Cleveland

Please note: While efforts have been made to verify the locations of religious centers and interfaith organizations maps may not always be accurate or up to date. For those centers without a physical address, a symbol appears at the city center. Read more about our methodology.

“Thriving” is the word one scholar used to describe the religious diversity of Cleveland. Recent decades have brought immigrants willing to invest “their money in temples, churches, cathedrals, synagogues,” challenging any notion of Northeastern Ohio as “beige and rusting.” Although Cleveland’s population has decreased—the city is half the size it was in 1920 when it ranked it fifth largest in the nation—the religious diversity of the Rock and Roll Capital of the World has increased significantly.

New immigration has caused exponential growth among the city’s Muslim population, a community that reflects the city’s vibrant diversity. The Islamic Center of Cleveland, now located in the suburb of Parma, attracts Arab, Indian, and Pakistani immigrants as well African Americans and Euro American converts, among others. In the early twenty-first century, the Mohammad Rasulallah Islamic Society began meeting in an old brick house on Detroit Avenue, the former home of the Islamic Center of Cleveland. The Islamic Society, neighbor to a halal meat market and Middle Eastern import store, became known for its multi-ethnic congregation, diversity that was caused, in no small part, by the Cleveland Catholic Diocese’s resettlement of African and Russian refugees, many of whom were Muslim.

While new immigration has played a significant role in the growth of Cleveland’s Muslim population, the city’s first mosque was established in 1937 by Al Hajj Imam Wali Akram, an African American. Religious leaders like Iman Wali Akram and his grandson, Imam Abbas, have for decades played an important role in a city whose population is predominately African American. They are accompanied by civic leaders like Carl B. Stokes who in 1967 became the first African American to become mayor of a major U.S. city.

In 1943 and 1944, Japanese Americans discharged from internment camps resettled in Cleveland and formed the city’s first organized Buddhist community. This spurred the establishment of the Cleveland Buddhist Temple, the Zen Shin Sangha, and the Cleveland Young Buddhist Association. Just over four decades later, immigrants from Vietnam founded Chua Vien-Quang, today one among many of the city’s Buddhist temples.

Permanent Hindu and Sikh communities also formed in the region during this time.
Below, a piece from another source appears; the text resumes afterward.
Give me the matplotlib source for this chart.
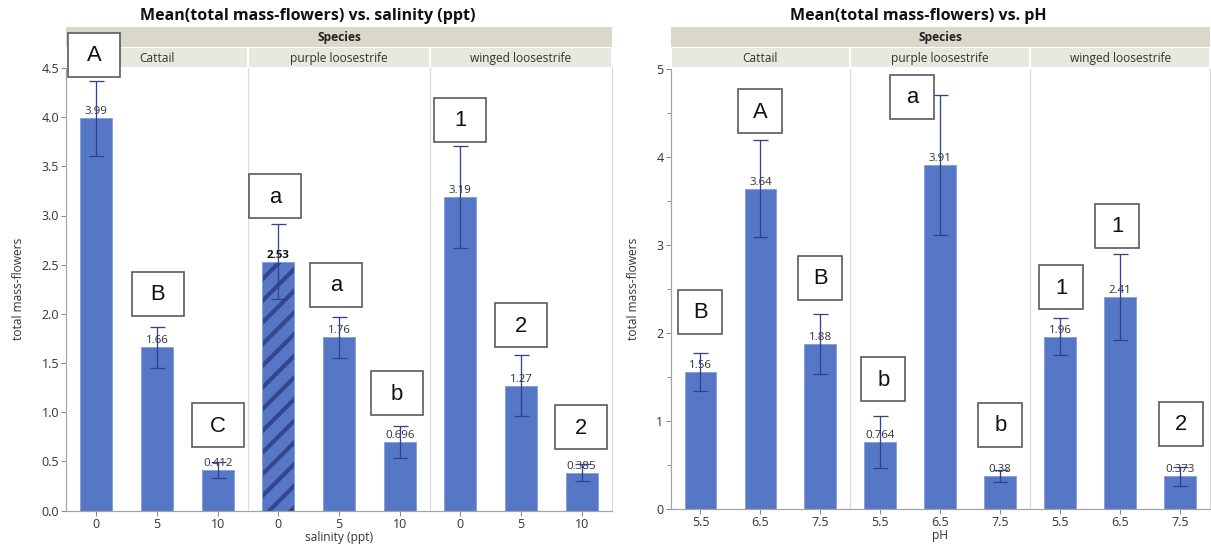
import matplotlib
matplotlib.use("Agg")
import matplotlib.pyplot as plt
from matplotlib.patches import Rectangle
from matplotlib.offsetbox import DrawingArea, AnnotationBbox
from matplotlib.text import Text
from matplotlib.ticker import MultipleLocator

# ---------------- data ----------------
species = ["Cattail", "purple loosestrife", "winged loosestrife"]
salinity_levels = ["0", "5", "10"]
ph_levels = ["5.5", "6.5", "7.5"]

# means and standard errors, ordered species x level
salinity_means = [3.99, 1.66, 0.412, 2.53, 1.76, 0.696, 3.19, 1.27, 0.385]
salinity_err = [0.38, 0.21, 0.078, 0.38, 0.21, 0.16, 0.52, 0.31, 0.085]
salinity_groups = ["A", "B", "C", "a", "a", "b", "1", "2", "2"]

ph_means = [1.56, 3.64, 1.88, 0.764, 3.91, 0.38, 1.96, 2.41, 0.373]
ph_err = [0.22, 0.55, 0.34, 0.29, 0.80, 0.067, 0.21, 0.49, 0.11]
ph_groups = ["B", "A", "B", "b", "a", "b", "1", "1", "2"]

# ---------------- style ----------------
DPI = 130
W, H = 1211, 544
PT = 72.0 / DPI  # points per pixel

BAR = "#5677C5"
BAR_EDGE = "#8AA0DA"
HATCH = "#34478E"
ERR = "#30428C"
STRIP1 = "#DAD8C8"
STRIP2 = "#E8E8DF"
AXIS = "#A3A3A3"
TXT = "#333333"

plt.rcParams["font.family"] = ["Open Sans", "DejaVu Sans"]
plt.rcParams["hatch.linewidth"] = 3.0 * PT * 1.4

fig = plt.figure(figsize=(W / DPI, H / DPI), dpi=DPI)


def frac(x0, y0, x1, y1):
    """pixel box (top-left origin) -> figure fraction rect"""
    return [x0 / W, 1 - y1 / H, (x1 - x0) / W, (y1 - y0) / H]


def letter_box(ax, x, y, s, dx, gap, bw, bh):
    da = DrawingArea(bw * PT, bh * PT, 0, 0, clip=False)
    da.add_artist(Rectangle((0, 0), bw * PT, bh * PT, facecolor="white",
                            edgecolor="#555555", linewidth=1.6 * PT))
    da.add_artist(Text(bw * PT / 2, bh * PT / 2 - 0.5, s, ha="center",
                       va="center", fontsize=22 * PT, color="#111111",
                       family=["Liberation Sans", "DejaVu Sans"]))
    ab = AnnotationBbox(da, (x, y), xybox=(dx * PT, gap * PT),
                        xycoords="data", boxcoords="offset points",
                        box_alignment=(0.5, 0.0), frameon=False, pad=0,
                        annotation_clip=False, zorder=10)
    ax.add_artist(ab)


def panel(px0, px1, py_top, py_bot, means, errs, groups, levels, xlabel,
          ymax, major, minor, fmt, title, title_x, nudges, box_w, bold_idx=None):
    n = len(means)
    xs = list(range(n))
    # strips
    s1 = fig.add_axes(frac(px0, 27, px1, 47))
    s1.set_xlim(0, 1)
    s1.set_ylim(0, 1)
    s1.axis("off")
    s1.add_patch(Rectangle((0, 0), 1, 1, facecolor=STRIP1, edgecolor="none"))
    s1.text(0.5, 0.45, "Species", ha="center", va="center",
            fontsize=12 * PT, fontweight="bold", color="#222222")
    s2 = fig.add_axes(frac(px0, 47, px1, 68))
    s2.set_xlim(-0.5, n - 0.5)
    s2.set_ylim(0, 1)
    s2.axis("off")
    for i, sp in enumerate(species):
        s2.add_patch(Rectangle((i * 3 - 0.5, 0), 3, 1, facecolor=STRIP2,
                               edgecolor="white", linewidth=2 * PT))
        s2.text(i * 3 + 1, 0.45, sp, ha="center", va="center",
                fontsize=12 * PT, color="#333333")

    ax = fig.add_axes(frac(px0, py_top, px1, py_bot))
    ax.set_zorder(5)
    ax.patch.set_alpha(0)
    ax.set_xlim(-0.5, n - 0.5)
    ax.set_ylim(0, ymax)

    for b in (2.5, 5.5):
        ax.axvline(b, color="#DCDCDC", lw=1.2 * PT, zorder=0)

    for i in xs:
        if i == bold_idx:
            ax.bar(i, means[i], width=0.53, color=BAR, edgecolor=HATCH,
                   linewidth=0, hatch="//", zorder=2)
            ax.bar(i, means[i], width=0.53, fill=False, edgecolor=BAR_EDGE,
                   linewidth=1 * PT, zorder=2)
        else:
            ax.bar(i, means[i], width=0.53, color=BAR, edgecolor=BAR_EDGE,
                   linewidth=1 * PT, zorder=2)
        lab = format(means[i], ".3g")
        ax.annotate(lab, (i, means[i]), xytext=(0, 1.0 * PT),
                    textcoords="offset points", ha="center", va="bottom",
                    fontsize=11.5 * PT,
                    color="#111111" if i == bold_idx else TXT,
                    fontweight="bold" if i == bold_idx else "normal",
                    zorder=3)
    ax.errorbar(xs, means, yerr=errs, fmt="none", ecolor=ERR,
                elinewidth=1.3 * PT, capsize=7.5 * PT, capthick=1.3 * PT,
                zorder=4)

    for i in xs:
        dx, gap = nudges[i]
        letter_box(ax, i, means[i] + errs[i], groups[i], dx, gap, box_w, 44)

    ax.set_xticks(xs)
    ax.set_xticklabels(levels * 3)
    ax.yaxis.set_major_locator(MultipleLocator(major))
    if minor:
        ax.yaxis.set_minor_locator(MultipleLocator(minor))
    ax.yaxis.set_major_formatter(plt.FuncFormatter(lambda v, p: format(v, fmt)))
    ax.tick_params(axis="both", which="both", direction="out", color="#8A8A8A",
                   width=1 * PT, labelsize=12.5 * PT, labelcolor=TXT)
    ax.tick_params(axis="both", which="major", length=5 * PT, pad=2 * PT)
    ax.tick_params(axis="y", which="minor", length=4 * PT)
    for side in ("left", "bottom"):
        ax.spines[side].set_color(AXIS)
        ax.spines[side].set_linewidth(1.2 * PT)
    ax.spines["right"].set_color("#D6D6D6")
    ax.spines["right"].set_linewidth(1 * PT)
    ax.spines["top"].set_visible(False)

    ax.set_xlabel(xlabel, fontsize=12 * PT, color=TXT, labelpad=0)
    ax.set_ylabel("total mass-flowers", fontsize=12 * PT, color=TXT,
                  labelpad=16 * PT)
    fig.text(title_x / W, 1 - 16.5 / H, title, ha="center", va="center",
             fontsize=16 * PT, fontweight="bold", color="#111111")
    return ax


left_nudges = [(-2, 4), (1, 11), (0, 15), (-3, 6), (-3, 10), (-3, 11),
               (0, 4), (0, 8), (-1, 15)]
right_nudges = [(0, 19), (0, 7), (0, 14), (3, 15), (-28, -24), (0, 23),
                (1, 9), (-3, 6), (1, 21)]

panel(66, 612, 68, 510.5, salinity_means, salinity_err, salinity_groups,
      salinity_levels, "salinity (ppt)", 4.5, 0.5, None, ".1f",
      "Mean(total mass-flowers) vs. salinity (ppt)", 308, left_nudges, 52,
      bold_idx=3)
panel(670.5, 1210, 69, 509.3, ph_means, ph_err, ph_groups,
      ph_levels, "pH", 5.0, 1.0, 0.5, ".0f",
      "Mean(total mass-flowers) vs. pH", 918, right_nudges, 44)

fig.savefig("out.png", dpi=DPI, facecolor="white")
The area’s first Hindu temple, Shiva Vishnu Temple, was established in 1989 in the southern suburb of Parma. The Temple’s founding came after several years of meeting at Cleveland State University and after an attempt in 1985 to purchase property in North Royalton, Ohio, a plan that was abandoned due to negative reactions from the wider community. Today, Shiva Vishu Temple attracts Hindus from across Northeastern Ohio, including Akron and Canton.

Guru Gobind Singh Sikh Gurdwara is located in Bedford and in nearby Richfield, a suburb between Cleveland and Akron, the Guru Nanak Foundation makes its home. Founded in 1974, Guru Nank Foundation is the oldest Sikh presence in the state. In August 2012, community members, clergy, and elected officials packed the gurdwara in support of the Sikh community after the tragic shooting in Oak Creek, Wisconsin. Speakers included Lieutenant Governor Mary Taylor and Senator Sherrod Brown who reflected on his own visit to the Golden Temple in Amritsar and his encounters with Sikhism as a religion of peace.

While the Association of Religion Data Archives reports that Evangelical Christian groups saw the greatest percentage of increase in Cleveland during the last decade of the twentieth century, it is also clear that sizable immigrant Christian communities are continuing to make their home in the Forest City. Members of the American Carpatho-Russian Orthodox Greek Catholic Church, many of whom fled the Soviet Union after World War II, began worshipping in a renovated garage in the early 1950s. St. Sergius of Radonezh, also located in the southwestern suburb of Parma, has been a part of the religious landscape since the early 1970s.

Cleveland’s vibrant interfaith infrastructure—nearly thirty organizations in all—is further evidence that the city is a kaleidoscope of interreligious engagement. A colorful mural hangs at Case Western Reserve as a testimony to this environment. The mural is a creative partnership between Building Bridges and several religious communities with arist and Building Bridges founder Katherine Chilcote at the helm. The women and men of many nationalities working together along the same flowing river is both a celebration and a hope for where Cleveland has been and where it is going, a future that is far from monochromatic.